Название книги (Blindness and Insight), поскольку оно само по себе концептуально, уже представляет собой проблему. При чтении книги выясняется, что blindness вовсе не означает слепоту, во всяком случае, нет какого-либо генетического или событийного механизма, который бы гарантировал наличие слепого пятна в зрении автора или критика. С другой стороны, вариант «ослепленность», хотя он, быть может, и ближе к оригиналу, предполагает некоторую совершённость, тогда как описываемая де Маном blindness целиком имманентна. Точнее было бы сказать по-русски «затмение», но это уже иной коннотативный ряд. В конце концов, мы остановились на том, на чем остановились по причине нейтральности такого заглавия.
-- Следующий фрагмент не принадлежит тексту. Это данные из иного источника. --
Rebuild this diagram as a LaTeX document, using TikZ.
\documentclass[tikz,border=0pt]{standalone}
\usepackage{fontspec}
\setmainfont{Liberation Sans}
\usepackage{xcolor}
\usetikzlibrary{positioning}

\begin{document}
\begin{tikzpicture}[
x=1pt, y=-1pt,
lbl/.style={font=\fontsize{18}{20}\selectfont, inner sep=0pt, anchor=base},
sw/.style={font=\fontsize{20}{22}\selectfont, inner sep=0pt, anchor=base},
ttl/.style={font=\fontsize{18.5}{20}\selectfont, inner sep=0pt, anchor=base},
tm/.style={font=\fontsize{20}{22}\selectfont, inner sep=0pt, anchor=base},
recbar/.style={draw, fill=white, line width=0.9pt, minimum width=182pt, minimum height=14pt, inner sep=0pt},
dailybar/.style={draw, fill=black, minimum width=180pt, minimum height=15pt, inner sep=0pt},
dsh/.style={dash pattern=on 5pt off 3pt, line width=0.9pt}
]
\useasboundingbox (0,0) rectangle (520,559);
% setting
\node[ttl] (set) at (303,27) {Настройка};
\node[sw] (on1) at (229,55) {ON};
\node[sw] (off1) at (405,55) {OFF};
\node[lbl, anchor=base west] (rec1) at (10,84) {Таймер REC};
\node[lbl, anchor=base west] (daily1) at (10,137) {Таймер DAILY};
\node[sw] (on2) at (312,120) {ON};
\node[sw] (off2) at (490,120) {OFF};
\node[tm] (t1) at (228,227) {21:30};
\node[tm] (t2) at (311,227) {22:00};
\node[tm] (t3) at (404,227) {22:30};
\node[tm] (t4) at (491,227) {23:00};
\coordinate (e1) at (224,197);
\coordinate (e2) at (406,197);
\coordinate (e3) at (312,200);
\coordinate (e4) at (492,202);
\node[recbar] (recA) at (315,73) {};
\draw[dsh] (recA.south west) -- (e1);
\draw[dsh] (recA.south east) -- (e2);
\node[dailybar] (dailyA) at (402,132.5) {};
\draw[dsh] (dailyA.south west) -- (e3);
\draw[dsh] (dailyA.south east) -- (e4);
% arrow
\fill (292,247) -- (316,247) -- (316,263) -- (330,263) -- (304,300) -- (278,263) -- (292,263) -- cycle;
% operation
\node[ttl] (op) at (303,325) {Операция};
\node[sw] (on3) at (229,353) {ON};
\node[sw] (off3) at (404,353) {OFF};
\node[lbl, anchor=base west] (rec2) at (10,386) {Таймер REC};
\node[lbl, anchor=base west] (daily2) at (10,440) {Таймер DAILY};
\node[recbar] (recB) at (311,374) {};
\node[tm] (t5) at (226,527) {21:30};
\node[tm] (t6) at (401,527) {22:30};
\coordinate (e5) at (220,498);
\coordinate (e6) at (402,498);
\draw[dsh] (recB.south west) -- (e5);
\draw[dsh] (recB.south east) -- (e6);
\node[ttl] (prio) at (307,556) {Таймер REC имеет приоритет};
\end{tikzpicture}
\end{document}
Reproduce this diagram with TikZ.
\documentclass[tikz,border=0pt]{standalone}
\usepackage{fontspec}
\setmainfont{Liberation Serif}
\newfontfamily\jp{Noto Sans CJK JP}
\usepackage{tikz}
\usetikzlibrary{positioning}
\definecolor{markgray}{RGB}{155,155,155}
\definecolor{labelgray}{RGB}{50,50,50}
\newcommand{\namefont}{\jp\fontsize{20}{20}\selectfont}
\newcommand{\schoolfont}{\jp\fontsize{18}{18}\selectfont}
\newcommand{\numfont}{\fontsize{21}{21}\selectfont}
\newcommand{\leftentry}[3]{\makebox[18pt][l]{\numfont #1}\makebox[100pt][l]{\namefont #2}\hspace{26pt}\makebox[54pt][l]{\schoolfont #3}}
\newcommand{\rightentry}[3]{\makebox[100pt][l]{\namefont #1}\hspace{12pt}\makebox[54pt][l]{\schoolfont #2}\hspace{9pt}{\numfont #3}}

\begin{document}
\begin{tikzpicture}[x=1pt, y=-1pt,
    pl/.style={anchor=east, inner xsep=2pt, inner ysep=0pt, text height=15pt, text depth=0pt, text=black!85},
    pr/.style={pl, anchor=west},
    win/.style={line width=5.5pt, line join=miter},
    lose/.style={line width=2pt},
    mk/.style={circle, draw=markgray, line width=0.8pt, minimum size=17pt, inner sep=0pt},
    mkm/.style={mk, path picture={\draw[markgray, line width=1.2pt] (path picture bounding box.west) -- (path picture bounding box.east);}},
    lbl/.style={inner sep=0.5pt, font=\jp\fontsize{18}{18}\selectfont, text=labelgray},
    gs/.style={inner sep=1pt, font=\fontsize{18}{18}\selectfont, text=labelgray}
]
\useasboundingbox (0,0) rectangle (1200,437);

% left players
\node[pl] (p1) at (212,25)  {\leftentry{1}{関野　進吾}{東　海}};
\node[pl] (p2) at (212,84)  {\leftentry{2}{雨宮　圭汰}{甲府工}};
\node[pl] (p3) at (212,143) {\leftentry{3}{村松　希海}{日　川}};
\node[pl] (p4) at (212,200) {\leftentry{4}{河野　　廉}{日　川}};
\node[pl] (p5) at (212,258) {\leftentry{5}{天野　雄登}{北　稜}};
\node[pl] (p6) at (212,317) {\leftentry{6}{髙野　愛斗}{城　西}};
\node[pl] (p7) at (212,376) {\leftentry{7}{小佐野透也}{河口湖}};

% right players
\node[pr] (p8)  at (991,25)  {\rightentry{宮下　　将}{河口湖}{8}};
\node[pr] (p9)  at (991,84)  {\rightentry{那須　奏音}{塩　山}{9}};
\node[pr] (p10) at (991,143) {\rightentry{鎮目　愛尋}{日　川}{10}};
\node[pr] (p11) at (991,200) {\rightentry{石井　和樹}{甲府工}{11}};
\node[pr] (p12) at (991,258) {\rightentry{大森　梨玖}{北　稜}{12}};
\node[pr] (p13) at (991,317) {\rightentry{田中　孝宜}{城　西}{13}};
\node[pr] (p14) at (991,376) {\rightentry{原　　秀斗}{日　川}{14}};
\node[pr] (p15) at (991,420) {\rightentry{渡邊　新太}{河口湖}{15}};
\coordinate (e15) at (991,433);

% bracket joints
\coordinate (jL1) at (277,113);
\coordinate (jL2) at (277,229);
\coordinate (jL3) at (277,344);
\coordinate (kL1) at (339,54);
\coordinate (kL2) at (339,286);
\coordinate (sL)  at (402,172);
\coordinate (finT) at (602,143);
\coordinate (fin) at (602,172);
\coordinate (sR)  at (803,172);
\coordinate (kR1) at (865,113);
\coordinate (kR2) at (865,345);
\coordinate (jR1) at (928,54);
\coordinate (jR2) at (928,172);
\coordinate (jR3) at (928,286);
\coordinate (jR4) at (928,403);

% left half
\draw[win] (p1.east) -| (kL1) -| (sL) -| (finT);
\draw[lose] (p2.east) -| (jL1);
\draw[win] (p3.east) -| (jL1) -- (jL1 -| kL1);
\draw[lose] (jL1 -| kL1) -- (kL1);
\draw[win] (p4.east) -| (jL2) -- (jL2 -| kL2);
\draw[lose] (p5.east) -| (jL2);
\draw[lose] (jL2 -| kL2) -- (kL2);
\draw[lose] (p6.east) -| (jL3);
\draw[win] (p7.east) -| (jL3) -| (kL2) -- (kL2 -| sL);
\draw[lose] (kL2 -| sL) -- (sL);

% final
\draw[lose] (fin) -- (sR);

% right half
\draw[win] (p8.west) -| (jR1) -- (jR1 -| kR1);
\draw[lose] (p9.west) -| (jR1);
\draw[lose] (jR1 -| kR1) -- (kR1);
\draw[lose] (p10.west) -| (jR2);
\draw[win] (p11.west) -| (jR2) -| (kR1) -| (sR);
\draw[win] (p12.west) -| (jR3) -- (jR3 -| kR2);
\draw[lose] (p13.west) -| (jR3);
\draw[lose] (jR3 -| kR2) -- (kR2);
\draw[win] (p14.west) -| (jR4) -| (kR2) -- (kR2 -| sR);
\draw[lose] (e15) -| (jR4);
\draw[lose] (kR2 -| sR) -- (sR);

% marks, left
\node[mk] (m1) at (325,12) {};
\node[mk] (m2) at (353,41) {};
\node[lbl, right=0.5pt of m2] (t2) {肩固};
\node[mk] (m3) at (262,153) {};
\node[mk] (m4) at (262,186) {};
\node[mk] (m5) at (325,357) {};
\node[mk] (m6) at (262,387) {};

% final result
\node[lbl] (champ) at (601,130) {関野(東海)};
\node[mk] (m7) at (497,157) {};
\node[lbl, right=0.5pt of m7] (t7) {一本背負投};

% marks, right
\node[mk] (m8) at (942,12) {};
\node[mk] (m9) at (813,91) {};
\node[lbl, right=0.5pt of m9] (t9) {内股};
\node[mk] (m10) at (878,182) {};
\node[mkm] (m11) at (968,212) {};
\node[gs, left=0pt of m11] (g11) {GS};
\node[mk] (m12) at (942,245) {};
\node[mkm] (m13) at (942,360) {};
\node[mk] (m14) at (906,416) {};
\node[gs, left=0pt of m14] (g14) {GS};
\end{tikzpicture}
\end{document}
Однако сама устойчивость фигуры ослепленности-прозрения представляет проблему, выходящую за пределы одного только литературоведения. Такие критики, как Бланшо, Пуле, Лукач, Деррида (тексты которых, как, впрочем, и тексты самого де Мана, следовало бы называть скорее философскими, нежели литературоведческими или собственно критическими), являются для современного читателя необходимым этапом на продвижении от прочитанного к его смыслу, определяя не только выбор текста, но и направленность его прочтения. По прочтении книги де Мана мы должны признать, что ослепленность критика — обязательная фигура для большинства критических текстов. Изначальная теоретическая установка критика всегда заполнена и не содержит пробелов, однако подлинная критическая деятельность, как с настойчивостью, о которой он сам говорит как о ненамеренной, показывает де Ман, осуществляется вопреки такой заполненности. В каком отношении к теоретической пустоте критика оказывается читатель? Ведь очевидно, что предъявляемая де Маном бинарная оппозиция не претендует на укоренённость в бессознательном читателя или в структурах языковых систем. Тогда каков же залог ее устойчивости?
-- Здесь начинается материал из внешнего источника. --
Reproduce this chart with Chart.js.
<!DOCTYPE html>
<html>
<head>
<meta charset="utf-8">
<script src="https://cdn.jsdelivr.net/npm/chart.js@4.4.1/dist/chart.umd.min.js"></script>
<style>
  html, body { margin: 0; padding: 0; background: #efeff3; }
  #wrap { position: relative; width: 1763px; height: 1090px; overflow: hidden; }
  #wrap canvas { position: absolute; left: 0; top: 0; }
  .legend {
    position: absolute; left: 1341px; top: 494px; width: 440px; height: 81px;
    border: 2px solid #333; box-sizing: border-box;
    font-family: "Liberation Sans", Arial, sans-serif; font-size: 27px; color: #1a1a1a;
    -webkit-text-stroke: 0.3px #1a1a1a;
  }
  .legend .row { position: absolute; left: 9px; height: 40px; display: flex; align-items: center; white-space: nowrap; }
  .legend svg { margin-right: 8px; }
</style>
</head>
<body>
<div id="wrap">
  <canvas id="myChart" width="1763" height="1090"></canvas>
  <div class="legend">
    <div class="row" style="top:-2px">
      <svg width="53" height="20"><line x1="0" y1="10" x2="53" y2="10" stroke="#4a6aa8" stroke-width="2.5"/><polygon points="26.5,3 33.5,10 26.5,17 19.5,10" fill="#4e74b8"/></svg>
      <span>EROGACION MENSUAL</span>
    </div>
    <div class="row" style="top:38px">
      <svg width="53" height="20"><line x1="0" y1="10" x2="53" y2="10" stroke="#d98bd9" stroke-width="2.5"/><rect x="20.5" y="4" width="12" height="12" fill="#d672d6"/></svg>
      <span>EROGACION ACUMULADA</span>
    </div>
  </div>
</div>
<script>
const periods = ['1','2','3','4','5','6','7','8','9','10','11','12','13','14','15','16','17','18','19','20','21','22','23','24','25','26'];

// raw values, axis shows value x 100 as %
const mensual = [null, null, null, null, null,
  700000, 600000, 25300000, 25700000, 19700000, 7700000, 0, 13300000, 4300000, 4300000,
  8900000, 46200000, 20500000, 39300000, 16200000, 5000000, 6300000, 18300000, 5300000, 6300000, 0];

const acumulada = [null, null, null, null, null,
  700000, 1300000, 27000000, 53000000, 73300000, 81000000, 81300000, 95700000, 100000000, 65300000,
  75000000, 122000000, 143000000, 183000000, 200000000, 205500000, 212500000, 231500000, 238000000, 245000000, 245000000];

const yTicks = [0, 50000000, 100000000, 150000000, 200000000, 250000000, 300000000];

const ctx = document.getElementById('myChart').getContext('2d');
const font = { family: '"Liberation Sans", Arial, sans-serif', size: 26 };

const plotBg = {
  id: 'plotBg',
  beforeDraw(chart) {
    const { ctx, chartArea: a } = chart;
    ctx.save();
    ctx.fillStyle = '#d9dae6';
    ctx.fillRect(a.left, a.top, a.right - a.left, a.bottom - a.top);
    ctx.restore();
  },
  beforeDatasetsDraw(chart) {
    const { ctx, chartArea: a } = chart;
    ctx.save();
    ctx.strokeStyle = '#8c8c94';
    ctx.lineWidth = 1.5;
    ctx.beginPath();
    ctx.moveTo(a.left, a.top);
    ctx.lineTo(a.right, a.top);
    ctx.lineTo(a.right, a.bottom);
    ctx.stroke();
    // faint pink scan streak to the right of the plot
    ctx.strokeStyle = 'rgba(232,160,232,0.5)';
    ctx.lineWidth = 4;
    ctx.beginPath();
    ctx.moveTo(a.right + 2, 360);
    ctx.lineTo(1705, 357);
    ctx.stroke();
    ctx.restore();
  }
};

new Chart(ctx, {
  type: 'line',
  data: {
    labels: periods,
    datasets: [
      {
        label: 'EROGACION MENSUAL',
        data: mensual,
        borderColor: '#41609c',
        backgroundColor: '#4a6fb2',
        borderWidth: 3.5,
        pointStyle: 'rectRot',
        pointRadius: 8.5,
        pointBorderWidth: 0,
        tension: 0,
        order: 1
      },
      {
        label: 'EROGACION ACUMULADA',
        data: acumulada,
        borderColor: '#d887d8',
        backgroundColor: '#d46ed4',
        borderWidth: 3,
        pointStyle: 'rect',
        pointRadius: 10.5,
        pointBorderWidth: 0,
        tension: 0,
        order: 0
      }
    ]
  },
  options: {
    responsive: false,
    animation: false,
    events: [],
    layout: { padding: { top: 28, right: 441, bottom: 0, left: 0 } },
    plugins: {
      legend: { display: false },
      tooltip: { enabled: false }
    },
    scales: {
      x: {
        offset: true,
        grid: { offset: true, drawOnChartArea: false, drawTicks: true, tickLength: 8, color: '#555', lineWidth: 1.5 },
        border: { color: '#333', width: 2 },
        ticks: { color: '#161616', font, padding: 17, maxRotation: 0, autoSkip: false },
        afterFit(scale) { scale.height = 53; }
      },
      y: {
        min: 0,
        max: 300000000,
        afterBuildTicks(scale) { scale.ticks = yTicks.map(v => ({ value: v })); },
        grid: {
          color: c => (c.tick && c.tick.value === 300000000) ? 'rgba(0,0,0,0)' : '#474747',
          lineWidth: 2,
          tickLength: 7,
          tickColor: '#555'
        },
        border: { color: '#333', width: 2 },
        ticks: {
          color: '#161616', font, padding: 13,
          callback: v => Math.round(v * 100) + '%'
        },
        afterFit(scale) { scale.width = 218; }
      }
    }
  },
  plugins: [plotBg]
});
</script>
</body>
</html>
Сам де Ман эти стабильно вскрываемые акты чтения-письма — слепоту и прозрение — называет фигурами, фигурами современной риторики. При этом сама риторика понимается им не как искусство красноречия и убеждения, но как искусство прочтения и понимания, осуществляемых посредством тропов, в конечном итоге, как наука о конфликтах между риторическими фигурами. Поскольку очевидна невозможность прямого, непосредственного высказывания, вернее, поскольку буквальное прочтение является лишь одним из возможных риторических решений, постольку выбор той или иной формы свидетельствует об изначальной подготовке высказывающегося. И зачастую только воспроизведенная работа по осуществлению выбора между тем или фигуральным рядом позволяет читателю обнаружить референт высказанного или, как в случае с поздней поэзией Малларме, репрезентативный смысл высказывания[194]. Такая работа, впрочем, не предполагает необходимости или даже возможности приведения выбора к однозначности.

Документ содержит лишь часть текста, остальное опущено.